President Mahama made the announcement while addressing investors at the London Stock Exchange, saying the return of IPO activity was one of the clearest signals that investor confidence in Ghana’s capital markets had been restored.
All three offerings were oversubscribed, covering three separate sectors: banking, energy, and consumer goods.
First Atlantic Bank PLC was listed on December 19, 2025, raising GHS 742 million. The offer was oversubscribed, with proceeds earmarked for regional expansion and capital strengthening. Zen Petroleum Holdings PLC followed, completing its listing in March and April 2026 and raising GHS 640 million, also oversubscribed.
Approximately 96 percent of those proceeds are being directed towards working capital to support the company’s expansion across the downstream petroleum value chain.
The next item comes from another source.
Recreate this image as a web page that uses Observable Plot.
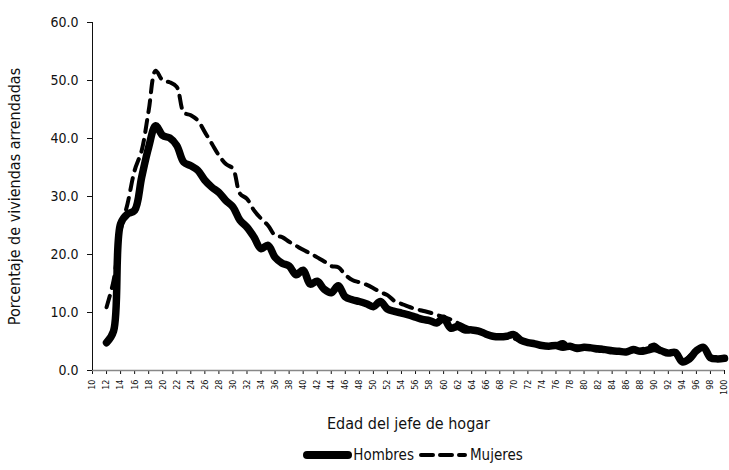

The third listing, Kasapreko PLC, is scheduled for June 15, 2026. The company, one of Ghana’s most recognisable consumer brands, is targeting GHS 700 million to finance the expansion of its production facilities, offering investors a direct entry point into Ghana’s expanding consumer economy.
“Three IPOs. Three oversubscriptions. Three sectors. This is not a coincidence. This is confidence,” President Mahama said.
The President said the IPO revival sat alongside a broader market performance story that had placed Ghana among the world’s top-performing equity markets. The GSE Composite Index delivered a return of 63.4 percent in 2026, second only to South Korea globally and second on the African continent, while in 2025 the exchange recorded a US dollar return of 154 percent and a local currency return of 79 percent.
Looking ahead, Mahama said government was committed to listing state-owned enterprises on the exchange to further deepen market liquidity and give investors access to some of Ghana’s most strategically important companies.
He also flagged the anticipated Dangote Refinery IPO as a potentially transformative event for African equity markets, saying the GSE was well-positioned to participate when it materialised.